Omit all pictures and transcribe only the lines in the entries below that run from the line with "Generate a Python" through the line with "label=series_names[1], zorder=4)".

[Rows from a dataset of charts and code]
• • •

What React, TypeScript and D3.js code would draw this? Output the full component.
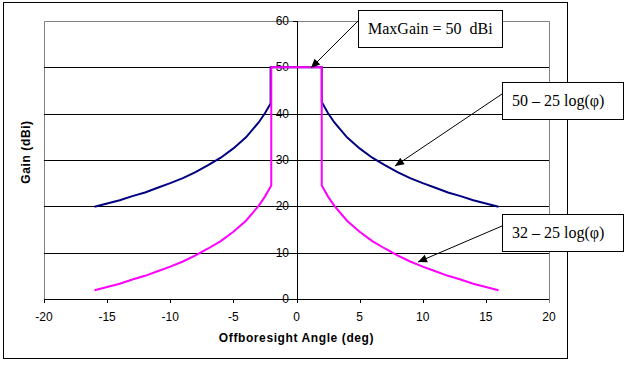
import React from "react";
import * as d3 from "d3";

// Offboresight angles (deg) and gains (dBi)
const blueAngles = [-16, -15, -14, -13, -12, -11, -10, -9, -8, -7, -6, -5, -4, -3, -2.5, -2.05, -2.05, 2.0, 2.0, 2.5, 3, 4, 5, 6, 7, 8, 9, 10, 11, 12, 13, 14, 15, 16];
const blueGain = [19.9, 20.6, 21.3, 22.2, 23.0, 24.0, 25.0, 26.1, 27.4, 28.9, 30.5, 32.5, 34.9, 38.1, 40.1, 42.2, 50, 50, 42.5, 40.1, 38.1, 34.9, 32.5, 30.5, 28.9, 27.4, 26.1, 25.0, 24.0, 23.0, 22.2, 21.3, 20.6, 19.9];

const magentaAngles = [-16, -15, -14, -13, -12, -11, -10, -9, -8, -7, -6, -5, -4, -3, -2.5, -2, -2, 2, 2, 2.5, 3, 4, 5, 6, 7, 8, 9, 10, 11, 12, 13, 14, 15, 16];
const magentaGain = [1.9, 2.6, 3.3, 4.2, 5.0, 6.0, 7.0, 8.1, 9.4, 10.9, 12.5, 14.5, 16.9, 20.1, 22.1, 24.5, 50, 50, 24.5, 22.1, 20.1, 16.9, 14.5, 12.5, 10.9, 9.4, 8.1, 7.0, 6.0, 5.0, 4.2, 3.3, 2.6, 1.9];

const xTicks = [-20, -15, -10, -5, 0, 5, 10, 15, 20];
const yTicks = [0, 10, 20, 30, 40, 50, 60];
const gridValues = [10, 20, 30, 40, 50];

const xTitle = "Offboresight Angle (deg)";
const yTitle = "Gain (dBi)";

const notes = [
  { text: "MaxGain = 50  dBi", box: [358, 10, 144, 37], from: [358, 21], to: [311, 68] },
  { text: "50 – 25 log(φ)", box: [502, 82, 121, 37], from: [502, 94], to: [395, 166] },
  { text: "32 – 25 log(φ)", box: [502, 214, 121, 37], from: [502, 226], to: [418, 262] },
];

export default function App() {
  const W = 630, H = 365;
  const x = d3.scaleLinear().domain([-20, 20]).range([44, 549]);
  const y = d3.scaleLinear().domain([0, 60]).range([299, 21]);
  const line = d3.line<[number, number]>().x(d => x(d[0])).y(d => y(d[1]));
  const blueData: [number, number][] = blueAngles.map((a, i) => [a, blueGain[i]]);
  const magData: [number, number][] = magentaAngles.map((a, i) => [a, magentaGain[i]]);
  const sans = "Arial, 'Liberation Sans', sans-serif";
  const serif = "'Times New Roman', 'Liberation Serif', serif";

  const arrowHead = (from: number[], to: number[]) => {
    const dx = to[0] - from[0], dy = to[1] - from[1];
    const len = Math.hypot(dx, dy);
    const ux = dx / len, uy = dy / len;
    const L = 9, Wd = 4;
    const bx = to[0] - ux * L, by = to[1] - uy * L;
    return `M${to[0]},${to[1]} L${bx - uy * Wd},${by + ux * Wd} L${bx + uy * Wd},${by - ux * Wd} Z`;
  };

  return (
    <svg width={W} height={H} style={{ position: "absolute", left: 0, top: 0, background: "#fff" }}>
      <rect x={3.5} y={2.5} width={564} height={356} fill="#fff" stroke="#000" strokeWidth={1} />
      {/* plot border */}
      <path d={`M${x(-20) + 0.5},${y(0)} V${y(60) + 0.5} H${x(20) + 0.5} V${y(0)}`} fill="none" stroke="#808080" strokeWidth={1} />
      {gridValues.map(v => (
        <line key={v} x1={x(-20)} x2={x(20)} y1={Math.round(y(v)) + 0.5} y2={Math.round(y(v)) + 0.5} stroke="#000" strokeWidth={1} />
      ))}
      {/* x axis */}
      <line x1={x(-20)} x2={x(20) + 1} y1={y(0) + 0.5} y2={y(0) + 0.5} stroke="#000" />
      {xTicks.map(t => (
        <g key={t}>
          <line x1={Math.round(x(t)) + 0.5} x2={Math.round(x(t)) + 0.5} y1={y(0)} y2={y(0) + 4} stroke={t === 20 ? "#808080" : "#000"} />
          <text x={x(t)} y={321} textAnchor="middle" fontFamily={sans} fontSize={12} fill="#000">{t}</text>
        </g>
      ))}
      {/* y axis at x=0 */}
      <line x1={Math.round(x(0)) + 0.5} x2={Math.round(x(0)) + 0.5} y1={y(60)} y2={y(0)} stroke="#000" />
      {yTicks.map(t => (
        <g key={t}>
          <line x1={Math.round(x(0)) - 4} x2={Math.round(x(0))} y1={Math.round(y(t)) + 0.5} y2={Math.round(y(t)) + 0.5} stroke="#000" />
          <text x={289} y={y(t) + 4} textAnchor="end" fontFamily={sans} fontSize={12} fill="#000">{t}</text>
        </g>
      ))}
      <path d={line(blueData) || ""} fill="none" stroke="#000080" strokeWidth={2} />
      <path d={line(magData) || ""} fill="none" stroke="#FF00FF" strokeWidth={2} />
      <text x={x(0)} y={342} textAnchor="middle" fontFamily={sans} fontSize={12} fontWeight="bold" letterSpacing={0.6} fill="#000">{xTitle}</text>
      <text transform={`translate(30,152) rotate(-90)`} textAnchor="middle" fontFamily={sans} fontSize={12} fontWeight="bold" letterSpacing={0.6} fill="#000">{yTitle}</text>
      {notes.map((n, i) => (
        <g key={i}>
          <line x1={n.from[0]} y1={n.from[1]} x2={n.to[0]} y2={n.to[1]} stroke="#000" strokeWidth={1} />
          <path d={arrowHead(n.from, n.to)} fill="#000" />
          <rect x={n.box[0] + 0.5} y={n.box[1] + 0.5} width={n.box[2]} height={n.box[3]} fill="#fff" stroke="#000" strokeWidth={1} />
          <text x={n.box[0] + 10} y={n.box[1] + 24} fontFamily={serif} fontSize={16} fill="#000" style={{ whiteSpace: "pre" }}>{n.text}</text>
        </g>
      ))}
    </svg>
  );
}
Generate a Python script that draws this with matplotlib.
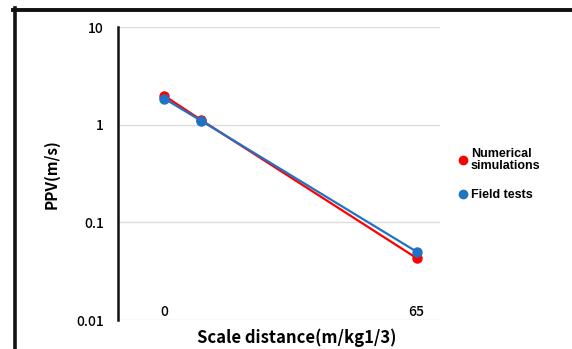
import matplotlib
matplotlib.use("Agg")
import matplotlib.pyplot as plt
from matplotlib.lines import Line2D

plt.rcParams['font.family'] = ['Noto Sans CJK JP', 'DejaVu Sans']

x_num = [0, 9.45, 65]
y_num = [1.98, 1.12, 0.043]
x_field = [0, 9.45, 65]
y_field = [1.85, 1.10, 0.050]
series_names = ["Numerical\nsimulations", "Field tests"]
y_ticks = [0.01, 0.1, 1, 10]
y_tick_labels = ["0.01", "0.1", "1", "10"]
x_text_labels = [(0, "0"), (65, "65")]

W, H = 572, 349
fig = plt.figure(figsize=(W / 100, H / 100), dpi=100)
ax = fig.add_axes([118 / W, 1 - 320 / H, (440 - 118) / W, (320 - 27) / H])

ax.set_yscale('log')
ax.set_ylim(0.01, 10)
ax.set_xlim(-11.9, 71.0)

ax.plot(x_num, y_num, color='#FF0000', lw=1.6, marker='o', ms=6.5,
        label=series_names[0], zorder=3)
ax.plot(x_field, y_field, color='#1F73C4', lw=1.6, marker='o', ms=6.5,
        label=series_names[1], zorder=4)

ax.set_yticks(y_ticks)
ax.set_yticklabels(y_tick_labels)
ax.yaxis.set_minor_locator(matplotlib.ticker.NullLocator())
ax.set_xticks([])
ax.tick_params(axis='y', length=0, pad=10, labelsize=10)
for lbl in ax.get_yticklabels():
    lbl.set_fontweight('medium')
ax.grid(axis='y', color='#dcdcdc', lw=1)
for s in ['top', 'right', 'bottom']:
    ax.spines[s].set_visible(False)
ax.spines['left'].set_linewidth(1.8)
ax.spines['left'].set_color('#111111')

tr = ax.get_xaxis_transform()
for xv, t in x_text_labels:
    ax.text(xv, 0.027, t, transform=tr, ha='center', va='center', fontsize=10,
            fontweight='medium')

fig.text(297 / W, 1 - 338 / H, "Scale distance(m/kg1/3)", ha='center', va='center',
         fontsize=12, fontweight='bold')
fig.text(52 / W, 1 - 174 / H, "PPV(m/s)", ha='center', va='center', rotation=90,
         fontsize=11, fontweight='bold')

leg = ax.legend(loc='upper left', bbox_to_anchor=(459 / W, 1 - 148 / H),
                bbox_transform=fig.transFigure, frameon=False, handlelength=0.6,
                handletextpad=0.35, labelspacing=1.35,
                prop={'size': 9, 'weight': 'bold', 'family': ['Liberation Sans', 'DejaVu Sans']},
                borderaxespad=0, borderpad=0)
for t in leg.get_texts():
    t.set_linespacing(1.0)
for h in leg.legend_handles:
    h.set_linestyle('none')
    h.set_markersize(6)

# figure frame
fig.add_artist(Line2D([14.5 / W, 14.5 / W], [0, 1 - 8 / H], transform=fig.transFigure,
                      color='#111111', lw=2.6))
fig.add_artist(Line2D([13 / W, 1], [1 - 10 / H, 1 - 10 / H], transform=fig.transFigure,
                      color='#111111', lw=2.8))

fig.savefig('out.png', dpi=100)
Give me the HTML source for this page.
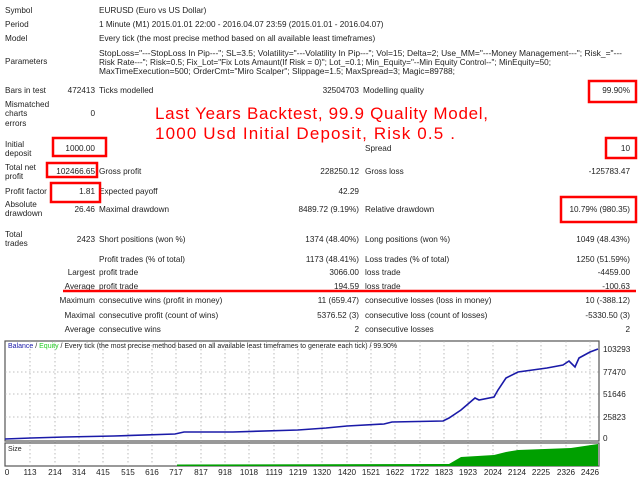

• • •

- _Worked solution_
Generate a Python script that draws this with matplotlib.
import matplotlib
matplotlib.use("Agg")
import matplotlib.pyplot as plt
from matplotlib.lines import Line2D

plt.rcParams['font.family'] = ['Noto Sans CJK JP', 'DejaVu Sans']

x_num = [0, 9.45, 65]
y_num = [1.98, 1.12, 0.043]
x_field = [0, 9.45, 65]
y_field = [1.85, 1.10, 0.050]
series_names = ["Numerical\nsimulations", "Field tests"]
y_ticks = [0.01, 0.1, 1, 10]
y_tick_labels = ["0.01", "0.1", "1", "10"]
x_text_labels = [(0, "0"), (65, "65")]

W, H = 572, 349
fig = plt.figure(figsize=(W / 100, H / 100), dpi=100)
ax = fig.add_axes([118 / W, 1 - 320 / H, (440 - 118) / W, (320 - 27) / H])

ax.set_yscale('log')
ax.set_ylim(0.01, 10)
ax.set_xlim(-11.9, 71.0)

ax.plot(x_num, y_num, color='#FF0000', lw=1.6, marker='o', ms=6.5,
        label=series_names[0], zorder=3)
ax.plot(x_field, y_field, color='#1F73C4', lw=1.6, marker='o', ms=6.5,
        label=series_names[1], zorder=4)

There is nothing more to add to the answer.